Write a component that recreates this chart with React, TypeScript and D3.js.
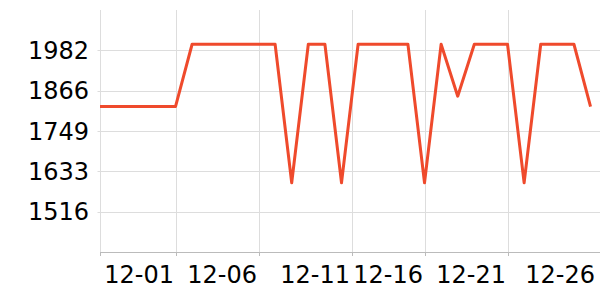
import React from "react";
import * as d3 from "d3";

const dates: string[] = [
  "2023-11-26", "2023-11-27", "2023-11-28", "2023-11-29", "2023-11-30", "2023-12-01",
  "2023-12-02", "2023-12-03", "2023-12-04", "2023-12-05", "2023-12-06", "2023-12-07",
  "2023-12-08", "2023-12-09", "2023-12-10", "2023-12-11", "2023-12-12", "2023-12-13",
  "2023-12-14", "2023-12-15", "2023-12-16", "2023-12-17", "2023-12-18", "2023-12-19",
  "2023-12-20", "2023-12-21", "2023-12-22", "2023-12-23", "2023-12-24", "2023-12-25",
  "2023-12-26",
];
const values: number[] = [
  1820, 1820, 1820, 1820, 1820, 1820,
  2000, 2000, 2000, 2000, 2000, 2000,
  1600, 2000, 2000, 1600, 2000, 2000,
  2000, 2000, 1600, 2000, 1850, 2000,
  2000, 2000, 1600, 2000, 2000, 2000,
  1820,
];

const xDomain: string[] = ["2023-11-26T10:51:00Z", "2023-12-26T13:41:00Z"];
const xTickDates: string[] = [
  "2023-12-01T00:00:00Z", "2023-12-06T00:00:00Z", "2023-12-11T14:30:00Z",
  "2023-12-16T00:00:00Z", "2023-12-21T00:00:00Z", "2023-12-26T08:40:00Z",
];
const xTickLabels: string[] = ["12-01", "12-06", "12-11", "12-16", "12-21", "12-26"];
const xGridCount = 5;

const yDomain: number[] = [1399.9, 2098.9];
const yTicks: number[] = [1516.4, 1632.9, 1749.4, 1865.9, 1982.4];
const yTickLabels: string[] = ["1516", "1633", "1749", "1866", "1982"];

export default function App() {
  const W = 600, H = 300;
  const left = 100.5, right = 600, top = 10, bottom = 252;
  const x = d3.scaleUtc().domain(xDomain.map((d) => new Date(d))).range([left - 0.5, right]);
  const y = d3.scaleLinear().domain(yDomain).range([bottom, top]);
  const pts = dates.map((d, i) => ({ t: new Date(d + "T00:00:00Z"), v: values[i] }));
  const line = d3.line<{ t: Date; v: number }>().x((d) => x(d.t)).y((d) => y(d.v));
  const font = "'DejaVu Sans', sans-serif";
  return (
    <svg width={W} height={H} style={{ position: "absolute", left: 0, top: 0 }} fontFamily={font}>
      <rect width={W} height={H} fill="#fff" />
      <defs>
        <clipPath id="plot">
          <rect x={left - 0.5} y={top - 5} width={right - left + 0.5} height={bottom - top + 10} />
        </clipPath>
      </defs>
      {yTicks.map((t, i) => (
        <g key={"y" + i}>
          <line x1={97.5} x2={right} y1={Math.round(y(t)) + 0.5} y2={Math.round(y(t)) + 0.5} stroke="#dddddd" strokeWidth={1} />
          <text x={89} y={y(t)} dy="0.36em" textAnchor="end" fontSize={24} fill="#000">
            {yTickLabels[i]}
          </text>
        </g>
      ))}
      <line x1={left} x2={left} y1={top} y2={bottom} stroke="#dddddd" />
      {xTickDates.slice(0, xGridCount).map((d, i) => {
        const px = Math.round(x(new Date(d))) + 0.5;
        return <line key={"xg" + i} x1={px} x2={px} y1={top} y2={bottom} stroke="#dddddd" />;
      })}
      <line x1={left - 0.5} x2={right} y1={bottom + 0.5} y2={bottom + 0.5} stroke="#bbbbbb" />
      <line x1={left} x2={left} y1={bottom} y2={bottom + 4} stroke="#bbbbbb" />
      {xTickDates.slice(0, xGridCount).map((d, i) => {
        const px = Math.round(x(new Date(d))) + 0.5;
        return <line key={"xt" + i} x1={px} x2={px} y1={bottom} y2={bottom + 4} stroke="#bbbbbb" />;
      })}
      {xTickDates.map((d, i) => (
        <text key={"xl" + i} x={x(new Date(d)) - 1.5} y={283.3} textAnchor="end" fontSize={24} fill="#000">
          {xTickLabels[i]}
        </text>
      ))}
      <path
        d={line(pts) || ""}
        fill="none"
        stroke="#ef4a2c"
        strokeWidth={3}
        strokeLinejoin="round"
        clipPath="url(#plot)"
      />
    </svg>
  );
}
____
Identify each line holding the string "React", and copy it out.

Write a component that recreates this chart with React, TypeScript and D3.js.
import React from "react";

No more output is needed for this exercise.